Published On: Wed, Apr 11th, 2012

An Easter Reflection: The Joy Of Being Home

By: Randy Alcorn

(Editor’s Note: On the eve of His death, Jesus offered these encouraging words: “I go to prepare a place for you. And if I go and prepare a place for you, I will come again and receive you to Myself; that where I am, there you may be also” (John 14:2-3). Since Easter is next Sunday, we offer this excerpt from Randy Alcorn’s best-selling book, Heaven, in which he describes what lies ahead for Jesus’ followers.)

When I see fish from the ocean in an aquarium, I enjoy watching them, but feel as if something’s wrong. They don’t belong there. It’s not their home. The fish weren’t made for that little glass box; they were made for a great ocean. I suppose the fish don’t know any better, but I wonder if their instincts tell them that their true home is elsewhere. I know our instincts tell us that this fallen world isn’t our home—we were made for someplace better.

Theologian Donald Bloesch suggests, “Our greatest affliction is not anxiety, or even guilt, but rather homesickness—a nostalgia or ineradicable yearning to be at home with God.” Christian slaves sang of “going’ home to live with God” and a chariot “comin’ for to carry me home.” Christians have always thought of going to Heaven as going home. When Jesus said he was going to prepare a place for us, he spoke of building us a home. To anticipate Heaven, then, we need to understand the meaning of home.
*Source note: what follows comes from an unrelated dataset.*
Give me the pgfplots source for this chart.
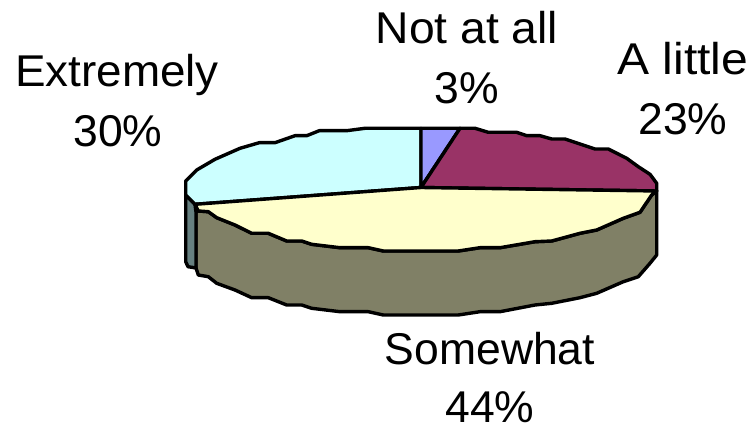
\documentclass[border=0pt]{standalone}
\usepackage{pgfplots}
\pgfplotsset{compat=1.18}
\usepackage{fontspec}
\setmainfont{Liberation Sans}
\definecolor{cExt}{HTML}{CCFFFF}
\definecolor{cNot}{HTML}{9999FF}
\definecolor{cLit}{HTML}{993366}
\definecolor{cSom}{HTML}{FFFFCC}
\definecolor{cSide}{HTML}{808066}
\definecolor{cSideE}{HTML}{668080}
\tikzset{lab/.style={anchor=base,font=\fontsize{44.5pt}{50pt}\selectfont,inner sep=0pt,text=black}}
\begin{document}
\begin{tikzpicture}
\useasboundingbox (0,0) rectangle (753pt,427pt);
\begin{axis}[
  at={(0,0)},anchor=south west,
  scale only axis,width=753pt,height=427pt,
  xmin=0,xmax=753,ymin=0,ymax=427,y dir=reverse,
  hide axis,clip=false,
  every axis plot/.append style={draw=black,line width=3.4pt,line join=round,mark=none},
]
% side of Somewhat
\addplot[fill=cSide] coordinates {
 (656.7,191) (651.7,195) (640,212.3) (623.3,218.3) (596.7,230) (580,233.3) (551.7,241) (535,241.7) (500,247.7) (480,247.7) (458.3,251) (383.3,251) (368.3,247.7) (340,247.7) (311.7,244.3) (301.7,241) (286.7,241) (268.3,233.3) (251.7,233.3) (235,225) (216.7,217.7) (208.3,211.7) (198.3,211) (196,212)
 (196,268) (198.3,275) (208.3,276.7) (216.7,283.3) (235,290) (251.7,297.7) (268.3,297.7) (286.7,305) (301.7,305) (311.7,308.3) (340,311.7) (368.3,311.7) (383.3,315) (458.3,315) (480,311.7) (500,311.7) (535,305) (551.7,303.3) (580,297.7) (596.7,293.3) (623.3,281.7) (638.3,276.7) (650,263.3) (656.7,255)
} -- cycle;
% side of Extremely
\addplot[fill=cSideE] coordinates {
 (185.7,195) (195,204.3) (196,212) (196,268) (188,266.7) (185.7,261.7)
} -- cycle;
% Extremely 30%
\addplot[fill=cExt] coordinates {
 (421,187.5) (195,204.3) (185.7,195) (185.7,181) (196.7,170) (215,159.3) (240,148.3) (259.3,142.7) (275,142.7) (295,135.7) (306.7,135.7) (319.3,130.7) (346.7,130.7) (365,128.3) (421,128.3)
} -- cycle;
% Not at all 3%
\addplot[fill=cNot] coordinates {
 (421,187.5) (421,128.3) (460,128.3)
} -- cycle;
% A little 23%
\addplot[fill=cLit] coordinates {
 (421,187.5) (460,128.3) (475,128.3) (488.3,132.3) (516.7,132.3) (526.7,135.7) (540,135.7) (551.7,139) (565,139) (595,149) (608.3,149) (626.7,158.3) (638.3,166.7) (650,174.3) (656.7,183.3) (656.7,191)
} -- cycle;
% Somewhat 44%
\addplot[fill=cSom] coordinates {
 (421,187.5) (656.7,191) (651.7,195) (640,212.3) (623.3,218.3) (596.7,230) (580,233.3) (551.7,241) (535,241.7) (500,247.7) (480,247.7) (458.3,251) (383.3,251) (368.3,247.7) (340,247.7) (311.7,244.3) (301.7,241) (286.7,241) (268.3,233.3) (251.7,233.3) (235,225) (216.7,217.7) (208.3,211.7) (198.3,211) (195,204.3)
} -- cycle;
\node[lab,xscale=1.04] at (axis cs:467,44) {Not at all};
\node[lab] at (axis cs:467,104) {3\%};
\node[lab,xscale=1.08] at (axis cs:683,75) {A little};
\node[lab] at (axis cs:683,135) {23\%};
\node[lab,xscale=1.03] at (axis cs:117,87) {Extremely};
\node[lab] at (axis cs:118,147) {30\%};
\node[lab] at (axis cs:490,365) {Somewhat};
\node[lab] at (axis cs:490,423) {44\%};
\end{axis}
\end{tikzpicture}
\end{document}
Have you ever been on a trip that became miserable, where everybody got sick or everything went wrong? What did you want more than anything? To go home. In your imagination you could feel your comfortable bed, taste a home-cooked meal, and picture the company of family and friends laughing together in front of the fire, telling stories about what went wrong on your trip. No matter how much we enjoy our adventures away, we anticipate coming home. Knowing we can come home is what keeps us going—and that’s what Heaven should do for us. It should keep us going because it’s our eternal home, the welcome refuge that awaits us and calls our name.

I don’t mean to romanticize home. I know many people have had terrible experiences at home. But our true home in Heaven will have all the good things about our earthly homes, multiplied many times, but none of the bad.

The adage says, “You can never go home again.” It means that while we were gone, home changed and so did we. Our old house may have been destroyed or sold, been renovated or become rundown. In contrast, when this life is over—and particularly when we arrive on the New Earth—God’s children will truly be able to come home for the very first time. Because our home in Heaven will never burn, flood, or be blown away, we’ll never have to wonder whether home will still be there when we return. The new heavens and New Earth will never disappear.

They’ll give a wonderful permanence to the word home…. My wife and I have spent wonderful moments with family and friends—at Christmas, on vacation or simple times in the family room after dinner—and we’ve said those enchanting words: “It doesn’t get any better than this.” No matter how difficult your life has been, you have said this about some magnificent moment, haven’t you? Can you think of even one time in your life when, even for a fleeting moment, that seemed to be true? Well, it isn’t true.

The most ordinary moment on the New Earth will be greater than the most perfect moments in this life—those experiences you wanted to preserve or hang on to but couldn’t. It can get better, far better, than this—and it will.

With no fear that life will end or tragedy will descend, that dreams will be shattered or relationships broken.

We were all made for a person and a place. Jesus is the person. Heaven is the place. If you know Jesus, I’ll be with you in that resurrected world. With the Lord we love and the friends we cherish, we’ll embark together on the ultimate adventure, in a spectacular new universe awaiting our exploration and dominion. Jesus will be the center of all things, and joy will be the air we breathe. And even if we think “it doesn’t get any better than this”—it will.